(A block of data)
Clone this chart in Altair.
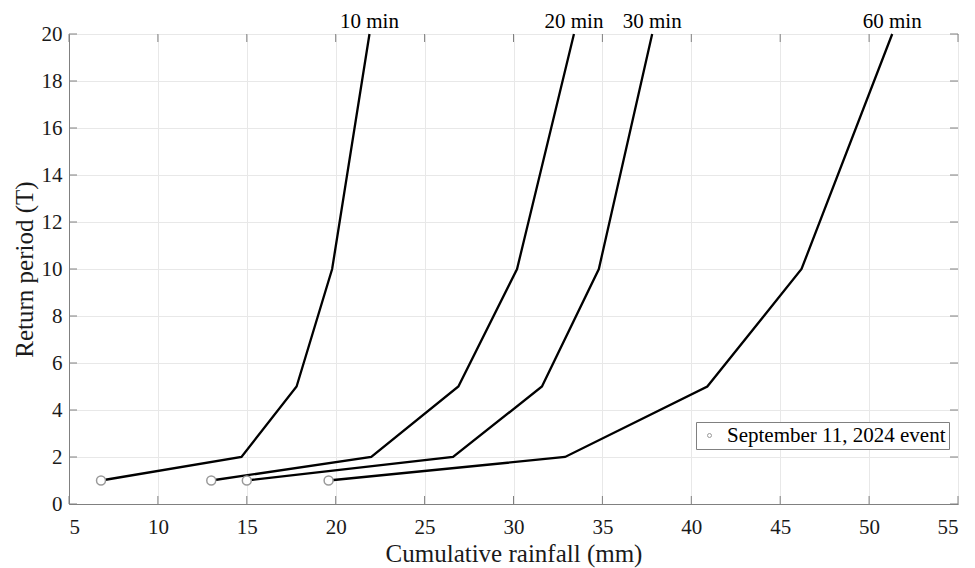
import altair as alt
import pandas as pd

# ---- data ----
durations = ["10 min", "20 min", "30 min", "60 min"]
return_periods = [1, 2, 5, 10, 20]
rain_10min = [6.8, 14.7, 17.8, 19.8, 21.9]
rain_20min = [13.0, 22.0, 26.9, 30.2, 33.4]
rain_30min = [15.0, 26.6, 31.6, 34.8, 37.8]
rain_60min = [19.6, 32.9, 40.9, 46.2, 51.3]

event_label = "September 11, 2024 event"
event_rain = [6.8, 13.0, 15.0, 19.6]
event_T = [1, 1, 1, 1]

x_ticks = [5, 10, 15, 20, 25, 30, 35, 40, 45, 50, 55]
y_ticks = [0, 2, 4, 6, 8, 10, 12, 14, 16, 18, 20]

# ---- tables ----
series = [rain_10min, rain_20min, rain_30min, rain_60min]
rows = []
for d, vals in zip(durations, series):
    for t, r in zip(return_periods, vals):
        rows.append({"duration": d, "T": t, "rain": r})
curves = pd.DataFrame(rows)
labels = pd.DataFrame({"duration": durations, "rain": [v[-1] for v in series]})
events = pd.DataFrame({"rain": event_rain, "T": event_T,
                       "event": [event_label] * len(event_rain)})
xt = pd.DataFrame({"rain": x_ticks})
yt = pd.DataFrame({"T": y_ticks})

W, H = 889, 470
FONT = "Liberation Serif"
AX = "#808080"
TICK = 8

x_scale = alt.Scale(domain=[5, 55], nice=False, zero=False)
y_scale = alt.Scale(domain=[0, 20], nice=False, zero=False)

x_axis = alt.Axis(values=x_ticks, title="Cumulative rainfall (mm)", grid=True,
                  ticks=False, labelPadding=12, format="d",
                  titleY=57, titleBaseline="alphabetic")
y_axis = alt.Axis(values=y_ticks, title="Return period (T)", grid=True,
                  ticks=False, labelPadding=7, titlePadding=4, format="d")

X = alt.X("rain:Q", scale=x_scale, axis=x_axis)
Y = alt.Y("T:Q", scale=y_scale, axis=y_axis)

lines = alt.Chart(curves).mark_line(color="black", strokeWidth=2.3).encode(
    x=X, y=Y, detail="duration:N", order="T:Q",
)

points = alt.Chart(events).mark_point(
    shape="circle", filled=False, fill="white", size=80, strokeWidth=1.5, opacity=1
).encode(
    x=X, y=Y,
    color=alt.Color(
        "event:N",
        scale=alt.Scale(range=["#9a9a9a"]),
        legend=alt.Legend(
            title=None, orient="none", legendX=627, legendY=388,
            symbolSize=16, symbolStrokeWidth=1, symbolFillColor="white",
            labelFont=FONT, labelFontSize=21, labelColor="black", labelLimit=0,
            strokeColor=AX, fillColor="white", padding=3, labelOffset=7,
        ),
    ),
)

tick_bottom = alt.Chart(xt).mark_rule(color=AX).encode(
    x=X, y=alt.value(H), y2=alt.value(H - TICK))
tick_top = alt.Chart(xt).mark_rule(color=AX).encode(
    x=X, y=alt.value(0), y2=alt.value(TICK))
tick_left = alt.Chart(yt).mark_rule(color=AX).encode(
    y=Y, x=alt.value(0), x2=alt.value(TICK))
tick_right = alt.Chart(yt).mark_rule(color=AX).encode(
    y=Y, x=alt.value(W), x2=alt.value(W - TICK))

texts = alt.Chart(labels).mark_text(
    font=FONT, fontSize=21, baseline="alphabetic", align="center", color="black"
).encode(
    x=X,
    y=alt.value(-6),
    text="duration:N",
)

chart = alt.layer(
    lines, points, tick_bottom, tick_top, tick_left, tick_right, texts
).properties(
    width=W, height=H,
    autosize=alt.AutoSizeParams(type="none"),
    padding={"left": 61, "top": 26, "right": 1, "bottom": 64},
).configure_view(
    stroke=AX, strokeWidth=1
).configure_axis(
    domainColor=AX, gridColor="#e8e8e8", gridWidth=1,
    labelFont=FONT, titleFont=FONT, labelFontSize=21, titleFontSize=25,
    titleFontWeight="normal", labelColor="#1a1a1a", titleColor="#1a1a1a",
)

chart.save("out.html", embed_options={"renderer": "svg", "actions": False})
* * *
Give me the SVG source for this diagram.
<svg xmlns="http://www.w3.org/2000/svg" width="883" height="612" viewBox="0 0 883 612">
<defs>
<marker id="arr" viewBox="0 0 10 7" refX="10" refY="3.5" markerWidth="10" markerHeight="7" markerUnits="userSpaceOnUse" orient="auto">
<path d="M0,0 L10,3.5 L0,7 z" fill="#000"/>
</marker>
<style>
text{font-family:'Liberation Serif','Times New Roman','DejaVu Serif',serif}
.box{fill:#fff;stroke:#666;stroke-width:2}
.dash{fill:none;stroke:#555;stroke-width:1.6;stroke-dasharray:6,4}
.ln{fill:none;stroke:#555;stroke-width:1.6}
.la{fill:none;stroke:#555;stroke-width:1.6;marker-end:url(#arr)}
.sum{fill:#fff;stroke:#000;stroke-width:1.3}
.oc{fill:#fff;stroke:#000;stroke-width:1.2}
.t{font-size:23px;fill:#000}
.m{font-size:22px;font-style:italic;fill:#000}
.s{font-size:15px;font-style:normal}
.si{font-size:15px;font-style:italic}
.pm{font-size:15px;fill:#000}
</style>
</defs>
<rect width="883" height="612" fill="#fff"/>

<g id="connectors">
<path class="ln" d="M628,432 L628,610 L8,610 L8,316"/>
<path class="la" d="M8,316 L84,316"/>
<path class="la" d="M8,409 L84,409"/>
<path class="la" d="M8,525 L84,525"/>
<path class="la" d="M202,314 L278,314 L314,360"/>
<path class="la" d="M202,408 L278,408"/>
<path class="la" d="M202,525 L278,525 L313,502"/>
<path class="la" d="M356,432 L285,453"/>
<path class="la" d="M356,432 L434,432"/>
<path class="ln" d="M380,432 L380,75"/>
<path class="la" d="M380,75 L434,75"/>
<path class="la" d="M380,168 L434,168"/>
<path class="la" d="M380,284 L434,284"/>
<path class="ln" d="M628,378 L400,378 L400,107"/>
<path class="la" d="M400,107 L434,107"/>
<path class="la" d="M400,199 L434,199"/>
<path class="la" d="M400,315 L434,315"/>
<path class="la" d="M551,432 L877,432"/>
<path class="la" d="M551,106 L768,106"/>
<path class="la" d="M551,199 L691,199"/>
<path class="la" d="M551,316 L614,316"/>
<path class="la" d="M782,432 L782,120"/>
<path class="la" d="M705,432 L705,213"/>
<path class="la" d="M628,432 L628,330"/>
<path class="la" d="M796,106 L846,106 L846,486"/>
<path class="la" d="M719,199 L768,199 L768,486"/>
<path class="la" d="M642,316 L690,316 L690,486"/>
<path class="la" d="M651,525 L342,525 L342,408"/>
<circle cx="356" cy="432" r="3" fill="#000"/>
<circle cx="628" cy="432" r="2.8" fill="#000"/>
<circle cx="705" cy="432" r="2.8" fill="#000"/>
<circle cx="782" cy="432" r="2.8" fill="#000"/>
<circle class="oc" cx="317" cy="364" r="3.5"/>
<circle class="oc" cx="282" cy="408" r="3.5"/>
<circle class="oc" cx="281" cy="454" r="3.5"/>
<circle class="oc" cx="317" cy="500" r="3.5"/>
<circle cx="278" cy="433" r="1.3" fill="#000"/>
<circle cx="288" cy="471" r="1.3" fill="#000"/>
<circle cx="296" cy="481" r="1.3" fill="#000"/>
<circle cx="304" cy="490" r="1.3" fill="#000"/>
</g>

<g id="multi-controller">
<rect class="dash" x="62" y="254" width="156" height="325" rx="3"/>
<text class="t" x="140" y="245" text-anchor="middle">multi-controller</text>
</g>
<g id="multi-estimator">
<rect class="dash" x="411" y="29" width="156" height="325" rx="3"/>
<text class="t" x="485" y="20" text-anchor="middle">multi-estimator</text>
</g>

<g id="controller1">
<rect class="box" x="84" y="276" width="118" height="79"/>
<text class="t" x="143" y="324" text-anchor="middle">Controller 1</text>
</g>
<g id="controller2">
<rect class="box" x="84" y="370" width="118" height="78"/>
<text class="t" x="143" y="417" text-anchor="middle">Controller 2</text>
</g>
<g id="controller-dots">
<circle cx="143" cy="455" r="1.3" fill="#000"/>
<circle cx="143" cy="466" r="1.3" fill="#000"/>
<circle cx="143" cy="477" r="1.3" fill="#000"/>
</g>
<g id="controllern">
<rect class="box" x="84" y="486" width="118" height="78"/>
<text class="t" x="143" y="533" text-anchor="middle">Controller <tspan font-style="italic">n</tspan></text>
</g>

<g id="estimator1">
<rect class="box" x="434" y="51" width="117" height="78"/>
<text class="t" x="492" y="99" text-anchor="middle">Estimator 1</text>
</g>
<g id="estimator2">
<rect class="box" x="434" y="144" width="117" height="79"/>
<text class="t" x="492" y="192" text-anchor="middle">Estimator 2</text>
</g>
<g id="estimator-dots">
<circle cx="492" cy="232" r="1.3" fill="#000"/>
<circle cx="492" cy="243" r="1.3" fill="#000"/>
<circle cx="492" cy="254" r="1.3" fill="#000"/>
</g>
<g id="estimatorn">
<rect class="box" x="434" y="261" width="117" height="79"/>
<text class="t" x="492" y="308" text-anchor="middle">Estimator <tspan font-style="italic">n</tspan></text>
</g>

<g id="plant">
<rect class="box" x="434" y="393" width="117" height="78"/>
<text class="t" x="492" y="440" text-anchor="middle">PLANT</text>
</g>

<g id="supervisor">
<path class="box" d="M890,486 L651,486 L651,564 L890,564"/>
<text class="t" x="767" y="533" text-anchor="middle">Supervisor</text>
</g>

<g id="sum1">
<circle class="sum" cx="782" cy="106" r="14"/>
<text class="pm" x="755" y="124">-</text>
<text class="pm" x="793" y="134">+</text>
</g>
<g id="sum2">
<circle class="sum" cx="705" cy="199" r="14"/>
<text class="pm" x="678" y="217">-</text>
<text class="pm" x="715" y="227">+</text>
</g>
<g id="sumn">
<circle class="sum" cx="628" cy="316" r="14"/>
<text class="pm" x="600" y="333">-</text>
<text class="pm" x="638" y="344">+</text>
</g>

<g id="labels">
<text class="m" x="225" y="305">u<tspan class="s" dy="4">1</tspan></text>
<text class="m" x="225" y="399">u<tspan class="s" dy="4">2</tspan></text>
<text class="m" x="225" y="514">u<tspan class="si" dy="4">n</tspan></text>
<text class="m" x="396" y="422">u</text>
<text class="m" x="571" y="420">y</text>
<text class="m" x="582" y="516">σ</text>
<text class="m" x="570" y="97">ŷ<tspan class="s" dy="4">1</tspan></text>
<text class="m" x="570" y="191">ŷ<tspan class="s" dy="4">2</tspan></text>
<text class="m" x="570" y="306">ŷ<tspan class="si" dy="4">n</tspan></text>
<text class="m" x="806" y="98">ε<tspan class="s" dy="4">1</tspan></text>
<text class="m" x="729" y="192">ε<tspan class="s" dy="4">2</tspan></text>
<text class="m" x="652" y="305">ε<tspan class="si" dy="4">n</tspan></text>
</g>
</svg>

#### Required work:
Search the records for the word "this", then list every line that has it.

#### The completed task:
Clone this chart in Altair.
Give me the SVG source for this diagram.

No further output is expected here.